A lo largo de la historia del mundo, hablar de corrupción ha sido pan de cada día. No hay nación alguna que haya estado libre de los embates de este flagelo que ha llegado a ser parte del ADN de los sistemas públicos y privados, quienes han sabido negociar con trago fino en mano en los bares privados de la «democracia e institucionalidad» respaldadas por grandes países.
He leído y oído a muchos escribir y hablar de corrupción, a escala global, pero no sé si lo hicieron como jovencitos vestidos de primera comunión o como fariseos limpiando el polvo de su túnica o la de sus amos. Y, generalmente, se han enfocado en funcionarios, dejando de lado a los empresarios corruptos, incluso pasaron por alto lo que ha movido y mueve a imperios de la comunicación, no digamos a páginas web y a alguno que otro carnicero que crea el caos para después presentarse como el José bíblico que resuelve el problema de las vacas flacas.

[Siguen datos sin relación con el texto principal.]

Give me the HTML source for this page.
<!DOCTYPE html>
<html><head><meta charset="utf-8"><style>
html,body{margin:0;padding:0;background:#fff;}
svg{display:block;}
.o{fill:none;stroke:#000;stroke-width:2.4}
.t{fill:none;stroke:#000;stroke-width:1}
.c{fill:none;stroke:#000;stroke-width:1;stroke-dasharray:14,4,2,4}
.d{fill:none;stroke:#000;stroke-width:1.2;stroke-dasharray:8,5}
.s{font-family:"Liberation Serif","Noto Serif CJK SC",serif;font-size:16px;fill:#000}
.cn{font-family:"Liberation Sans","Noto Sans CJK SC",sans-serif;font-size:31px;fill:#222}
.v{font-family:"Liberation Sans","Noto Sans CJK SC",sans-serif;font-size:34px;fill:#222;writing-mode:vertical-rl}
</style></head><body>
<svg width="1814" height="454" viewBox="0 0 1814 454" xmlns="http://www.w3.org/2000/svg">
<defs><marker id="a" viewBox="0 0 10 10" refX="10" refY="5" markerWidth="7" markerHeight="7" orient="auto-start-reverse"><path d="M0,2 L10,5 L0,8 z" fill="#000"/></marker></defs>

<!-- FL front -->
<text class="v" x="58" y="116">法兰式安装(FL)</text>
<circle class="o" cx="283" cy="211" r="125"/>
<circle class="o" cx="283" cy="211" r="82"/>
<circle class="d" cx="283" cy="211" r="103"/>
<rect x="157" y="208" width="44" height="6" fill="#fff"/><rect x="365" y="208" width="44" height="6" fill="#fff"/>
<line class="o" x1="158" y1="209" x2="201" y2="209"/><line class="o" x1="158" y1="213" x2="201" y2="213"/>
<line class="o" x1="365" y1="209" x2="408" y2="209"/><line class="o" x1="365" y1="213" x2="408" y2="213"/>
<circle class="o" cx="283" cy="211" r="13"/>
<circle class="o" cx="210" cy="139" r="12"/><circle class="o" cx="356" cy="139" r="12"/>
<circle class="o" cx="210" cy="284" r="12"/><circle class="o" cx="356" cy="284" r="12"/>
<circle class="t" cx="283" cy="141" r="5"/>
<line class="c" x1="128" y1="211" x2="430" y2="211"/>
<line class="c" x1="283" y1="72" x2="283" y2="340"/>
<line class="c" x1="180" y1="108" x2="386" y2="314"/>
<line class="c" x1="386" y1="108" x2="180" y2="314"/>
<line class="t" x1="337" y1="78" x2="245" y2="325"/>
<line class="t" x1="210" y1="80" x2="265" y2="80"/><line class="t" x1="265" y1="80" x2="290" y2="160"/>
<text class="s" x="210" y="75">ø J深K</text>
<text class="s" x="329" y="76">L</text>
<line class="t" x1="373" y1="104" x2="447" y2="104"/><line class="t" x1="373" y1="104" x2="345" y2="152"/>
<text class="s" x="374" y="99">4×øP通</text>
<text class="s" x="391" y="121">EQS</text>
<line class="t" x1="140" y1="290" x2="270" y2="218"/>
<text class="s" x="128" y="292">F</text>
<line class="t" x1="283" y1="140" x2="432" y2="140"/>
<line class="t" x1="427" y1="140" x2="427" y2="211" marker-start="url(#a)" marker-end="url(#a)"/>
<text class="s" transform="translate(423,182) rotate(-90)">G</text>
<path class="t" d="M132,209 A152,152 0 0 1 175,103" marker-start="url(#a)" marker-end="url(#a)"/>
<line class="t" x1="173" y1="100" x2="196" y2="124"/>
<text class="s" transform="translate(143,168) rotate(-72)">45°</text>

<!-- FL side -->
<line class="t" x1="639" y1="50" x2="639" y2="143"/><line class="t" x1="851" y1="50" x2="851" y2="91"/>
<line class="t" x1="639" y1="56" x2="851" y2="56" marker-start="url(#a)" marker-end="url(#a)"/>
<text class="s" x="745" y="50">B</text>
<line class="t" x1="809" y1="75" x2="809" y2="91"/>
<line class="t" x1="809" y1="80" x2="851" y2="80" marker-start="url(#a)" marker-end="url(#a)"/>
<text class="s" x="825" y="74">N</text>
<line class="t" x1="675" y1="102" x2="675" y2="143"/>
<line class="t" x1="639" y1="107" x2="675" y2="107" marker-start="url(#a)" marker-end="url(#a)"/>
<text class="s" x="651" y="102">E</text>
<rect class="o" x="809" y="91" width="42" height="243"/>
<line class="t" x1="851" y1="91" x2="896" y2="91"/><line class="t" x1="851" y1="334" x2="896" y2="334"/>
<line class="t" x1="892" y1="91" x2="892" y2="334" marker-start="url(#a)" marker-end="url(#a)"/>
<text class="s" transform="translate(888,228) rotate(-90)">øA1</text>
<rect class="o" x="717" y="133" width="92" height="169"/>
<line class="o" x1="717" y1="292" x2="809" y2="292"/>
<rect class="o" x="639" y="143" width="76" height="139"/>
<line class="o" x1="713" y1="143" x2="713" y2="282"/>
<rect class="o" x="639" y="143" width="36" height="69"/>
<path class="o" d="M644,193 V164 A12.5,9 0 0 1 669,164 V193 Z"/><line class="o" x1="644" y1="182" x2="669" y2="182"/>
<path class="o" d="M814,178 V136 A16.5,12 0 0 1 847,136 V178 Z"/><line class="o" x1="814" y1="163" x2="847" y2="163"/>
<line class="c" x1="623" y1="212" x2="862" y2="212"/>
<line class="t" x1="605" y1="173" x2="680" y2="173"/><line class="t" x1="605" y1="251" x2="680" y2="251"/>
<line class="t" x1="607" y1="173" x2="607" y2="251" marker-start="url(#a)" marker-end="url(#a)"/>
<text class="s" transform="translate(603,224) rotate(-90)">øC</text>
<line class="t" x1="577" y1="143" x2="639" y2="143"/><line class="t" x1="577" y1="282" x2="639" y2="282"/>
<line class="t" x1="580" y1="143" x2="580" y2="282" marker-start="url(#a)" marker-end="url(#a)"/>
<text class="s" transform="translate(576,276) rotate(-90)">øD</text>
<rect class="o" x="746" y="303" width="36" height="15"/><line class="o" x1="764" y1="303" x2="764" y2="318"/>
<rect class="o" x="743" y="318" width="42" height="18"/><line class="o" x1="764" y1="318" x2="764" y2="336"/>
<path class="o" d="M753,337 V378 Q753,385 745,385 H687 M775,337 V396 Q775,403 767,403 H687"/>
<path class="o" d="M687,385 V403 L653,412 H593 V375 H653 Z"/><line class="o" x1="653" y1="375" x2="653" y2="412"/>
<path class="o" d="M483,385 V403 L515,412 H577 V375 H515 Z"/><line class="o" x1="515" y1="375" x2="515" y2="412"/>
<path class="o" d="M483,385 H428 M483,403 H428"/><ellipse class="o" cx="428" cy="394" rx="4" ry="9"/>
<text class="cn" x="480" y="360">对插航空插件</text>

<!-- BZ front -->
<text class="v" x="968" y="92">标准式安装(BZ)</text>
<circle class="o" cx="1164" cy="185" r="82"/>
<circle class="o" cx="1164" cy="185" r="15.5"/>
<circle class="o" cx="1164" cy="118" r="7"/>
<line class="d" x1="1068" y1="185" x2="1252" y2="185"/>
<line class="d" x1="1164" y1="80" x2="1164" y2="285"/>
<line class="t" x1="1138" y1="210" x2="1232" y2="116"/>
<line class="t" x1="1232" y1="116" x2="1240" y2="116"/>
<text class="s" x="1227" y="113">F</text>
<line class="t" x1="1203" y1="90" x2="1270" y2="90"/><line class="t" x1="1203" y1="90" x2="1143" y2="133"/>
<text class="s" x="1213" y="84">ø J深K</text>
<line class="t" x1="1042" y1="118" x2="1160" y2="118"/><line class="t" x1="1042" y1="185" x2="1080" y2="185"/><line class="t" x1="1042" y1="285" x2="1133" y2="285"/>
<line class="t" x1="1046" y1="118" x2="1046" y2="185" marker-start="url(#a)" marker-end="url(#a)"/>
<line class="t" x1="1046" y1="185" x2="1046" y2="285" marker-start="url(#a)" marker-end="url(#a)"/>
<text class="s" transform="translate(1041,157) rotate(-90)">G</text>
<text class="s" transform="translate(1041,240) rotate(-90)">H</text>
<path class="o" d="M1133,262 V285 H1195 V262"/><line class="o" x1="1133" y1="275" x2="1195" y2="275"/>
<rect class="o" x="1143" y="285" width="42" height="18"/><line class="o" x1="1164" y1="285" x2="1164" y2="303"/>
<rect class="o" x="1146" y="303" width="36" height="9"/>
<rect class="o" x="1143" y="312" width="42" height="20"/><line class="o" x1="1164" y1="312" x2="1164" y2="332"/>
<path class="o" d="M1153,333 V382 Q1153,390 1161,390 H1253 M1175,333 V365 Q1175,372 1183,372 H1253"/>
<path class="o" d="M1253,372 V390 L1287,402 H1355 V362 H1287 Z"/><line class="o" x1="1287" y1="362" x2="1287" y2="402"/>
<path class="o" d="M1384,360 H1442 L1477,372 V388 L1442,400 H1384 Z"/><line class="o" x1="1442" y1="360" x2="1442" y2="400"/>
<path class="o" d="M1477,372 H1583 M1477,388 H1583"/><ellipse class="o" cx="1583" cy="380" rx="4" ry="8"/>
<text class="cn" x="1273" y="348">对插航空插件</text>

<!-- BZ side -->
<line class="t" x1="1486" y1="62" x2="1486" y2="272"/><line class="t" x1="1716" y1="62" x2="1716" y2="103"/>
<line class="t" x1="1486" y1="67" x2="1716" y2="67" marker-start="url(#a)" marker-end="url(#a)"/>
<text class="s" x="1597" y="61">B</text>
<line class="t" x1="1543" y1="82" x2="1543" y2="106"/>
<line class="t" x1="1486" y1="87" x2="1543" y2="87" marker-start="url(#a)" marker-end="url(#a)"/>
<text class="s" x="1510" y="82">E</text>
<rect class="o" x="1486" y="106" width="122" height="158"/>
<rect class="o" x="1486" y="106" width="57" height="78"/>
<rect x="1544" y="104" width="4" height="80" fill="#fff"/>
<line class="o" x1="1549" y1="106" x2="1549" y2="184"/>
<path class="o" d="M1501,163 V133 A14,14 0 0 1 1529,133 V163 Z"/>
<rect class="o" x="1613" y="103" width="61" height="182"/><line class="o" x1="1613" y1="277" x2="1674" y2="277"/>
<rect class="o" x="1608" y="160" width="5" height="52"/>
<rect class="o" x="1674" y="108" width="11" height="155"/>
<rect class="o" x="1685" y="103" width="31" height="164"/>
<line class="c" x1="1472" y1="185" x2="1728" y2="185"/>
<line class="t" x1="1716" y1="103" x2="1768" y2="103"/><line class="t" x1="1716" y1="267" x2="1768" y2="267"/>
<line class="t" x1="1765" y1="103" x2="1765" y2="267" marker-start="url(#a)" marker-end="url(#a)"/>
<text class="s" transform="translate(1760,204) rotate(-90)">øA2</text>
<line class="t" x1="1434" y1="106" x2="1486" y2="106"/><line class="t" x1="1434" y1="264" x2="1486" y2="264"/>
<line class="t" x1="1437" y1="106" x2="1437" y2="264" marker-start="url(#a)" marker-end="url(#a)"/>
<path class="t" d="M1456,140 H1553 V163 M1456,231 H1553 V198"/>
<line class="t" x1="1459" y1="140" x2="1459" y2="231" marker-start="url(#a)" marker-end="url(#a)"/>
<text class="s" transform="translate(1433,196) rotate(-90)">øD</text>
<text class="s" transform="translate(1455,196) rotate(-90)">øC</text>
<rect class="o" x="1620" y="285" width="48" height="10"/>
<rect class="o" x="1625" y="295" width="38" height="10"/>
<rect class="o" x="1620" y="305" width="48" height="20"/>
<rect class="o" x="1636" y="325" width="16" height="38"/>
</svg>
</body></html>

En nuestro país, después de la firma de los acuerdos con la pipa de la «paz» que beneficiaron a las cúpulas y a los financistas de areneros, efemelenistas y a otros personajes como Rodolfo Párker, hemos visto una camándula de marrulleros llenándose la boca de ética, moralidad, honestidad y transparencia.
Varios de ellos, comandando organizaciones con el disfraz de «sociedad civil, ciudadana o de derechos humanos», que simplemente buscan el favor –dinero- de pares internacionales para vivir como piojos de la asistencia externa ciega.
Carlos Perla, culpable y condenado, fue conejillo de Indias de un gobierno corrupto hasta las entrañas. Tras las rejas deberían estar los prófugos ladronazos y amos de otros delitos, como Mauricio Funes, Salvador Sánchez Cerén, Párker, Norman Quijano, Sigfrido Reyes, sus amos, así como los grandes evasores de impuestos, entre otros muchos.
Hay quienes certeramente sostienen que si uno quisiera entender las realidades crudas de la política o de un país, lo único que debe hacer es seguir el dinero. Que, si se sigue la pista al billete, encontraremos muchas de las realidades de la corrupción y del crimen en nuestra sociedad, de la hipocresía y de la falsedad de gran parte de los actores sociales y de tantas cosas más.
Sin duda, ahora lo vemos y entendemos con más claridad, cuando tenemos un verdadero gobierno del pueblo liderado por Nayib Bukele que está desnudando toda la corrupción que ha imperado en nuestro sufrido país durante décadas y que, con su anuncio de hacer guerra contra los corruptos y corruptores y meterlos a una cárcel especial, ha alborotado la cueva de Alí Babá.
Solo basta revisar redes sociales y medios de prensa para hacer un listadito de quienes han saltado ante la medida en favor del pueblo. Son tan obvios. Y ahora, la carne al asador con su alianza, con su única carta de presentación: la ideología o sociedad del dinero.
Al menos desde 1989 hasta 2019, en el ámbito político salvadoreño la corrupción favoreció el crecimiento de la inestabilidad institucional y el persistente desgaste de las relaciones tanto entre individuos como entre instituciones y el Estado.
La pérdida de legitimidad política y la ineficiencia burocrática que experimentaron los gobiernos areneros y efemelenistas, entre otras consecuencias, son apenas algunos de los problemas políticos que se atribuyen a la acción de la corrupción.
Por eso y por más, nadie les cree; al contrario, los repudia, porque, desde la óptica social, develaron incapacidad e impotencia y permitieron que la corrupción se instalara como factor determinante de los escenarios de extrema pobreza.
Declararse «perseguidos políticos» ante semejante corrupción comprobada es como decir que Alphonse Capone, alias Scarface, era inocente y amante de la ética, moralidad, honestidad y transparencia.
Como lo dijo firmemente el presidente Nayib Bukele, «la corrupción debe combatirse venga de donde venga y sea quien sea».
Muchos saben cómo comienzan las cosas, pero no cómo van a finalizar… Como dijo Francisco de Quevedo: «Poderoso caballero es… don dinero».